Summary

Completed

In this module we have learned how convolutional neural networks work, and how they can capture patterns in 2D images.

Here's a recap of the key concepts we covered:

  • Image data as tensors: Representing images as multi-dimensional arrays (H×W for grayscale, H×W×3 for color), and normalizing pixel values.
  • Dense neural networks: Building single-layer and multi-layer fully connected networks for image classification, including concepts like softmax, one-hot encoding, loss functions, and optimizers.
  • Overfitting: Recognizing when a model fits training data too well but fails to generalize, and strategies to address it.
  • Convolutional Neural Networks (CNNs): Using convolutional filters to extract spatial patterns, pooling layers to reduce dimensionality, and pyramid architectures that combine multiple convolutional layers.
  • Transfer learning: Leveraging pretrained models like VGG-16 to extract features and build classifiers for custom tasks with less data and training time.

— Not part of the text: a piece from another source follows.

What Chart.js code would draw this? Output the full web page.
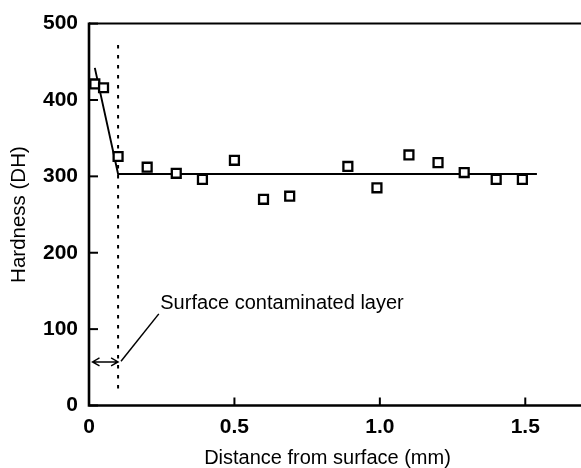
<!DOCTYPE html>
<html>
<head>
<meta charset="utf-8">
<script src="https://cdn.jsdelivr.net/npm/chart.js@4/dist/chart.umd.min.js"></script>
<style>
  html, body { margin: 0; padding: 0; background: #fff; }
  #wrap { width: 581px; height: 468px; position: relative; }
</style>
</head>
<body>
<div id="wrap"><canvas id="c" width="581" height="468"></canvas></div>
<script>
// Measured hardness profile
const depth    = [0.02, 0.05, 0.10, 0.20, 0.30, 0.39, 0.50, 0.60, 0.69, 0.89, 0.99, 1.10, 1.20, 1.29, 1.40, 1.49];
const hardness = [421, 416, 326, 312, 304, 296, 321, 270, 274, 313, 285, 328, 318, 305, 296, 296];

// Fitted trend: steep drop through the contaminated layer, then a plateau
const trendX = [0.02, 0.10, 1.54];
const trendY = [442, 303, 303];

// Boundary of the contaminated layer
const layerX = [0.10, 0.10];
const layerY = [472, 14];

// Width arrow and label leader
const arrowX = [0.012, 0.10];
const arrowY = 57;
const leaderX = [0.11, 0.24];
const leaderY = [58, 120];
const noteText = 'Surface contaminated layer';
const noteX = 0.245;
const noteY = 133;

// Axes
const xTicks = [0, 0.5, 1.0, 1.5];
const yTicks = [0, 100, 200, 300, 400, 500];
const xMax = 1.64;
const xTitle = 'Distance from surface (mm)';
const yTitle = 'Hardness (DH)';

const FONT = "'Liberation Sans', Arial, Helvetica, sans-serif";

const framePlugin = {
  id: 'frame',
  afterDraw(chart) {
    const ctx = chart.ctx;
    const a = chart.chartArea;
    const xs = chart.scales.x, ys = chart.scales.y;
    const W = chart.width;
    ctx.save();
    ctx.strokeStyle = '#000';
    ctx.lineCap = 'butt';
    // left and bottom axes
    ctx.lineWidth = 2.6;
    ctx.beginPath();
    ctx.moveTo(a.left, a.top - 1);
    ctx.lineTo(a.left, a.bottom);
    ctx.lineTo(W, a.bottom);
    ctx.stroke();
    // top frame line
    ctx.lineWidth = 2;
    ctx.beginPath();
    ctx.moveTo(a.left, a.top);
    ctx.lineTo(W, a.top);
    ctx.stroke();
    // inward tick marks
    ctx.lineWidth = 2;
    xTicks.forEach(v => {
      const px = xs.getPixelForValue(v);
      ctx.beginPath(); ctx.moveTo(px, a.bottom); ctx.lineTo(px, a.bottom - 8); ctx.stroke();
    });
    yTicks.forEach(v => {
      const py = ys.getPixelForValue(v);
      ctx.beginPath(); ctx.moveTo(a.left, py); ctx.lineTo(a.left + 9, py); ctx.stroke();
    });
    // double-headed arrow across the layer
    const x0 = xs.getPixelForValue(arrowX[0]);
    const x1 = xs.getPixelForValue(arrowX[1]);
    const ay = ys.getPixelForValue(arrowY);
    ctx.lineWidth = 1.4;
    ctx.beginPath();
    ctx.moveTo(x0, ay); ctx.lineTo(x1, ay);
    ctx.moveTo(x0 + 7, ay - 4); ctx.lineTo(x0, ay); ctx.lineTo(x0 + 7, ay + 4);
    ctx.moveTo(x1 - 7, ay - 4); ctx.lineTo(x1, ay); ctx.lineTo(x1 - 7, ay + 4);
    ctx.stroke();
    // annotation text
    ctx.fillStyle = '#000';
    ctx.font = '20px ' + FONT;
    ctx.textAlign = 'left';
    ctx.textBaseline = 'middle';
    ctx.fillText(noteText, xs.getPixelForValue(noteX), ys.getPixelForValue(noteY));
    ctx.restore();
  }
};

const pts = depth.map((d, i) => ({ x: d, y: hardness[i] }));
const trend = trendX.map((d, i) => ({ x: d, y: trendY[i] }));
const layer = layerX.map((d, i) => ({ x: d, y: layerY[i] }));
const leader = leaderX.map((d, i) => ({ x: d, y: leaderY[i] }));

new Chart(document.getElementById('c'), {
  type: 'scatter',
  data: {
    datasets: [
      { data: trend, showLine: true, borderColor: '#000', borderWidth: 1.9, pointRadius: 0, clip: false, order: 3 },
      { data: layer, showLine: true, borderColor: '#000', borderWidth: 2, borderDash: [3.5, 6.5], pointRadius: 0, clip: false, order: 4 },
      { data: leader, showLine: true, borderColor: '#000', borderWidth: 1.5, pointRadius: 0, clip: false, order: 5 },
      { data: pts, pointStyle: 'rect', pointRadius: 6.3, pointBorderWidth: 2.3, pointBackgroundColor: '#fff', pointBorderColor: '#000', clip: false, order: 1 }
    ]
  },
  options: {
    responsive: false,
    animation: false,
    events: [],
    layout: { padding: { left: 9, top: 21, right: 15, bottom: 0 } },
    plugins: { legend: { display: false }, tooltip: { enabled: false }, title: { display: false } },
    scales: {
      x: {
        type: 'linear', min: 0, max: xMax,
        afterBuildTicks: s => { s.ticks = xTicks.map(v => ({ value: v })); },
        afterFit: s => { s.height = 62.5; },
        grid: { display: false, drawTicks: false },
        border: { display: false },
        ticks: {
          padding: 9, color: '#000',
          font: { family: FONT, size: 21, weight: 'bold' },
          callback: v => v === 0 ? '0' : Number(v).toFixed(1),
          maxRotation: 0, autoSkip: false
        },
        title: { display: true, text: xTitle, color: '#000', font: { family: FONT, size: 20, lineHeight: 1 }, padding: 0 }
      },
      y: {
        type: 'linear', min: 0, max: 500,
        afterBuildTicks: s => { s.ticks = yTicks.map(v => ({ value: v })); },
        afterFit: s => { s.width = 80; },
        grid: { display: false, drawTicks: false },
        border: { display: false },
        ticks: {
          padding: 11, color: '#000',
          font: { family: FONT, size: 21, weight: 'bold' },
          callback: v => String(v)
        },
        title: { display: true, text: yTitle, color: '#000', font: { family: FONT, size: 20.5, lineHeight: 1 }, padding: 0 }
      }
    }
  },
  plugins: [framePlugin]
});
</script>
</body>
</html>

In fact, CNNs can also be used for finding patterns in 1-dimensional signals (such as sound waves, or time series), and in multi-dimensional structures (for example, events in videos where some patterns are repeated across frames). CNNs are also the simple building blocks for solving more complex computer vision tasks, such as Image Generation. Generative Adversarial Networks (GANs) and diffusion models (such as Stable Diffusion and DALL·E) are used to generate images, with diffusion models representing the current state of the art. Similarly, CNNs are used for object detection, instance segmentation, and more.